WHAT THE TASK ASKS: Drop the pictures, then extract the listing word for word.

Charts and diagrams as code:
— start —

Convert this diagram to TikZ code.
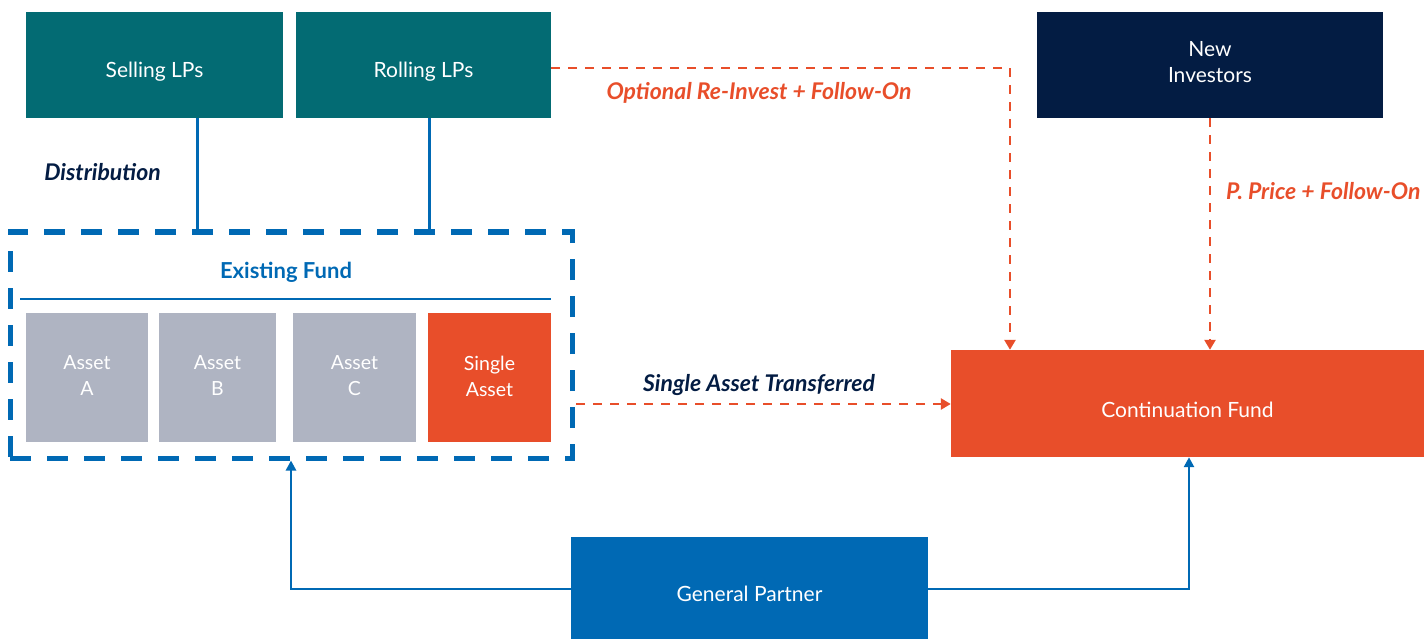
\documentclass[tikz,border=0pt]{standalone}
\usepackage{fontspec}
\setmainfont{Lato}
\usetikzlibrary{arrows.meta}
\definecolor{teal}{HTML}{036B73}
\definecolor{navy}{HTML}{031C43}
\definecolor{cblue}{HTML}{0069B4}
\definecolor{corange}{HTML}{E84E2A}
\definecolor{cgrey}{HTML}{AFB4C2}
\tikzset{
  box/.style={draw=none, inner sep=0pt},
  boxtext/.style={inner sep=0pt, align=center, text=white, font=\fontsize{21}{26}\selectfont},
  assettext/.style={boxtext, font=\fontsize{19.5}{26}\selectfont},
  lbl/.style={font=\fontsize{23}{27}\selectfont\bfseries\itshape, inner sep=0pt},
  solidlink/.style={draw=cblue, line width=3pt},
  gplink/.style={draw=cblue, line width=2.5pt, -{Triangle[length=10pt,width=10pt]}},
  optlink/.style={draw=corange, line width=2.6pt, dash pattern=on 9pt off 8pt, -{Triangle[length=10pt,width=11pt]}},
}
\begin{document}
\begin{tikzpicture}[x=1pt, y=-1pt]
\useasboundingbox (0,0) rectangle (1424,639);
% top row
\node[box, fill=teal, minimum width=257pt, minimum height=106pt,
  label={[boxtext, yshift=-7pt]center:Selling LPs}] (sell) at (154.5,65) {};
\node[box, fill=teal, minimum width=255pt, minimum height=106pt,
  label={[boxtext, yshift=-7pt]center:Rolling LPs}] (roll) at (423.5,65) {};
\node[box, fill=navy, minimum width=346pt, minimum height=106pt,
  label={[boxtext, yshift=2.5pt]center:New\\Investors}] (newinv) at (1210,65) {};
% existing fund frame
\node[draw=cblue, line width=5pt, dash pattern=on 21pt off 16pt, minimum width=562pt, minimum height=226pt, inner sep=0pt] (fund) at (291,345) {};
\node[text=cblue, font=\fontsize{22}{26}\selectfont\bfseries, inner sep=0pt] (fundlbl) at (286,272) {Existing Fund};
\coordinate (ruleL) at (20,299);
\coordinate (ruleR) at (551,299);
\draw[cblue, line width=2pt] (ruleL) -- (ruleR);
% assets
\node[box, fill=cgrey, minimum width=122pt, minimum height=129pt,
  label={[assettext, yshift=1.5pt]center:Asset\\A}] (assetA) at (87,377.5) {};
\node[box, fill=cgrey, minimum width=117pt, minimum height=129pt,
  label={[assettext, yshift=1.5pt]center:Asset\\B}] (assetB) at (217.5,377.5) {};
\node[box, fill=cgrey, minimum width=123pt, minimum height=129pt,
  label={[assettext, yshift=1.5pt]center:Asset\\C}] (assetC) at (354.5,377.5) {};
\node[box, fill=corange, minimum width=123pt, minimum height=129pt,
  label={[assettext, yshift=1.5pt]center:Single\\Asset}] (single) at (489.5,377.5) {};
% continuation fund and GP
\node[box, fill=corange, minimum width=473pt, minimum height=107pt,
  label={[boxtext, yshift=-6pt]center:Continuation Fund}] (cont) at (1187.5,403.5) {};
\node[box, fill=cblue, minimum width=357pt, minimum height=102pt,
  label={[boxtext, yshift=-6pt]center:General Partner}] (gp) at (749.5,588) {};
% LP links into the fund
\draw[solidlink] (sell.south -| 197,0) -- (fund.north -| 197,0);
\draw[solidlink] (roll.south -| 429,0) -- (fund.north -| 429,0);
\node[lbl, text=navy] (distlbl) at (102.5,172) {Distribution};
% re-invest path
\coordinate (bend) at (1010,68);
\draw[optlink] (roll.east |- 0,68) -- (bend) -- (cont.north -| bend);
\node[lbl, text=corange] (optlbl) at (759,93) {Optional Re-Invest + Follow-On};
% new investors
\draw[optlink] (newinv.south) -- (cont.north -| newinv.south);
\node[lbl, text=corange, anchor=west] (pplbl) at (1226,191) {P. Price + Follow-On};
% asset transfer
\coordinate (xfer) at (576,404);
\draw[optlink] (xfer) -- (cont.west |- xfer);
\node[lbl, text=navy] (xferlbl) at (759,385) {Single Asset Transferred};
% general partner
\coordinate (gpL) at (291,589);
\coordinate (gpR) at (1189,589);
\draw[gplink] (gp.west |- gpL) -- (gpL) -- (fund.south -| gpL);
\draw[gplink] (gp.east |- gpR) -- (gpR) -- (cont.south -| gpR);
\end{tikzpicture}
\end{document}
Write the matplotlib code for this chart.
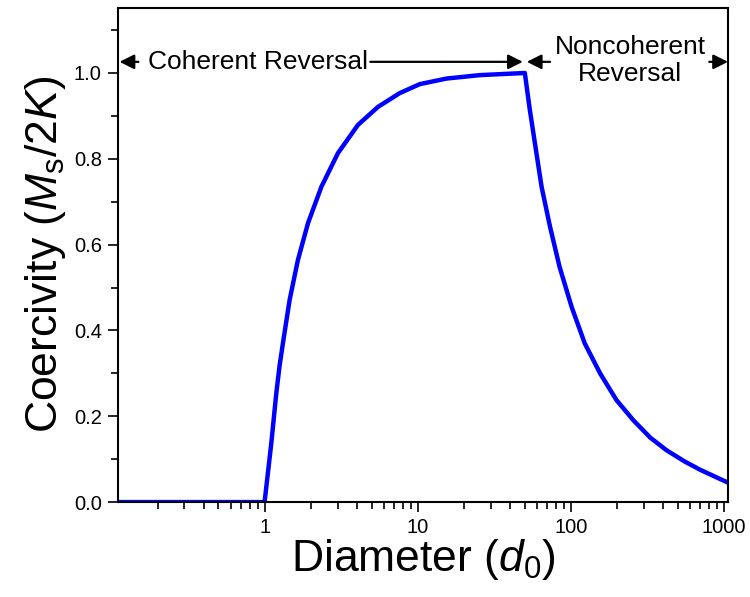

— end —

COMPLETE RESPONSE:
Convert this diagram to TikZ code.
\documentclass[tikz,border=0pt]{standalone}
\usepackage{fontspec}
\setmainfont{Lato}
\usetikzlibrary{arrows.meta}
\definecolor{teal}{HTML}{036B73}
\definecolor{navy}{HTML}{031C43}
\definecolor{cblue}{HTML}{0069B4}
\definecolor{corange}{HTML}{E84E2A}
\definecolor{cgrey}{HTML}{AFB4C2}
\tikzset{
  box/.style={draw=none, inner sep=0pt},
  boxtext/.style={inner sep=0pt, align=center, text=white, font=\fontsize{21}{26}\selectfont},
  assettext/.style={boxtext, font=\fontsize{19.5}{26}\selectfont},
  lbl/.style={font=\fontsize{23}{27}\selectfont\bfseries\itshape, inner sep=0pt},
  solidlink/.style={draw=cblue, line width=3pt},
  gplink/.style={draw=cblue, line width=2.5pt, -{Triangle[length=10pt,width=10pt]}},
  optlink/.style={draw=corange, line width=2.6pt, dash pattern=on 9pt off 8pt, -{Triangle[length=10pt,width=11pt]}},
}
\begin{document}
\begin{tikzpicture}[x=1pt, y=-1pt]
\useasboundingbox (0,0) rectangle (1424,639);
% top row
\node[box, fill=teal, minimum width=257pt, minimum height=106pt,
  label={[boxtext, yshift=-7pt]center:Selling LPs}] (sell) at (154.5,65) {};
\node[box, fill=teal, minimum width=255pt, minimum height=106pt,
  label={[boxtext, yshift=-7pt]center:Rolling LPs}] (roll) at (423.5,65) {};
\node[box, fill=navy, minimum width=346pt, minimum height=106pt,
  label={[boxtext, yshift=2.5pt]center:New\\Investors}] (newinv) at (1210,65) {};
% existing fund frame
\node[draw=cblue, line width=5pt, dash pattern=on 21pt off 16pt, minimum width=562pt, minimum height=226pt, inner sep=0pt] (fund) at (291,345) {};
\node[text=cblue, font=\fontsize{22}{26}\selectfont\bfseries, inner sep=0pt] (fundlbl) at (286,272) {Existing Fund};
\coordinate (ruleL) at (20,299);
\coordinate (ruleR) at (551,299);
\draw[cblue, line width=2pt] (ruleL) -- (ruleR);
% assets
\node[box, fill=cgrey, minimum width=122pt, minimum height=129pt,
  label={[assettext, yshift=1.5pt]center:Asset\\A}] (assetA) at (87,377.5) {};
\node[box, fill=cgrey, minimum width=117pt, minimum height=129pt,
  label={[assettext, yshift=1.5pt]center:Asset\\B}] (assetB) at (217.5,377.5) {};
\node[box, fill=cgrey, minimum width=123pt, minimum height=129pt,
  label={[assettext, yshift=1.5pt]center:Asset\\C}] (assetC) at (354.5,377.5) {};
\node[box, fill=corange, minimum width=123pt, minimum height=129pt,
  label={[assettext, yshift=1.5pt]center:Single\\Asset}] (single) at (489.5,377.5) {};
% continuation fund and GP
\node[box, fill=corange, minimum width=473pt, minimum height=107pt,
  label={[boxtext, yshift=-6pt]center:Continuation Fund}] (cont) at (1187.5,403.5) {};
\node[box, fill=cblue, minimum width=357pt, minimum height=102pt,
  label={[boxtext, yshift=-6pt]center:General Partner}] (gp) at (749.5,588) {};
% LP links into the fund
\draw[solidlink] (sell.south -| 197,0) -- (fund.north -| 197,0);
\draw[solidlink] (roll.south -| 429,0) -- (fund.north -| 429,0);
\node[lbl, text=navy] (distlbl) at (102.5,172) {Distribution};
% re-invest path
\coordinate (bend) at (1010,68);
\draw[optlink] (roll.east |- 0,68) -- (bend) -- (cont.north -| bend);
\node[lbl, text=corange] (optlbl) at (759,93) {Optional Re-Invest + Follow-On};
% new investors
\draw[optlink] (newinv.south) -- (cont.north -| newinv.south);
\node[lbl, text=corange, anchor=west] (pplbl) at (1226,191) {P. Price + Follow-On};
% asset transfer
\coordinate (xfer) at (576,404);
\draw[optlink] (xfer) -- (cont.west |- xfer);
\node[lbl, text=navy] (xferlbl) at (759,385) {Single Asset Transferred};
% general partner
\coordinate (gpL) at (291,589);
\coordinate (gpR) at (1189,589);
\draw[gplink] (gp.west |- gpL) -- (gpL) -- (fund.south -| gpL);
\draw[gplink] (gp.east |- gpR) -- (gpR) -- (cont.south -| gpR);
\end{tikzpicture}
\end{document}
Write the matplotlib code for this chart.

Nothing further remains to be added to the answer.